Cela étant, faute de connaitre les perspectives budgétaires des deux côtés du « Channel » et les orientations capacitaires des forces britanniques, il est difficile d’identifier d’autres axes de coopérations précis, sauf à bâtir des plans sur la comète. Pour autant, il existe, côté français, une « forte appétence », en particulier dans les domaines aéronautique et naval, avancent les deux parlementaires.

Ainsi, l’armée de l’Air et de l’Espace [aAE] « aimerait pouvoir proposer à la Royal Air Force une flotte partagée d’hélicoptères lourds », indiquent-ils. « Dans cette hypothèse, ceux-ci seraient produits en coopération. En tout état de cause, la France ne dispose pas aujourd’hui d’une telle capacité, tandis que le Royaume-Uni a déjà des CH‑47 Chinook », tempèrent-ils.

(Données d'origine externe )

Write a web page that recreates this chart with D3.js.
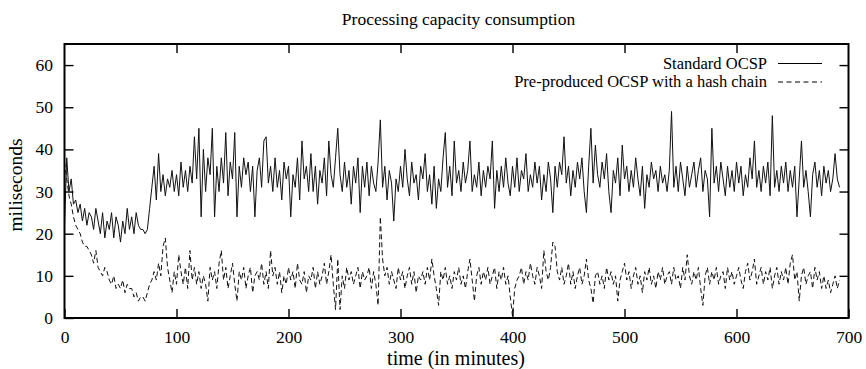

Mais notammennt dans le domaine naval que de projets communs ont sans doute le plus de chances d’aboutir. Ainsi, selon le rapport, l’état-major de le Marine nationale « estime que les problématiques communes aux deux marines en matière de lutte anti-sous-marine pourraient justifier un travail commun sur la prochaine génération de sonars. » Ce qui passerait par une coopération en matière de sonars, qui pérenniserait « l’interopérabilité des deux pays et de conserver leur avance capacitaire. »

La défense surface-air pourrait être un autre domaine de coopération, d’autant que les frégates Horizon de la Marine nationale et les contre-torpilleurs de type 45 de la Royal Navy ont un commun le même système [Principal Anti-Air Missile System, PAAMS]. « Les marines françaises et britanniques souhaiteraient apparemment travailler sur la prochaine génération de missile. Ce projet est lui aussi de nature à renforcer l’interopérabilité à la mer », soulignent les députés français.

Enfin, le développement commun de drones sous-marins pourrait être un autre axe de coopération entre la Marine nationale et la Royal Navy. Mais la seconde a déjà pris les devants, en lançant le programme « Royal Navy’s autonomous underwater capability » en 2019.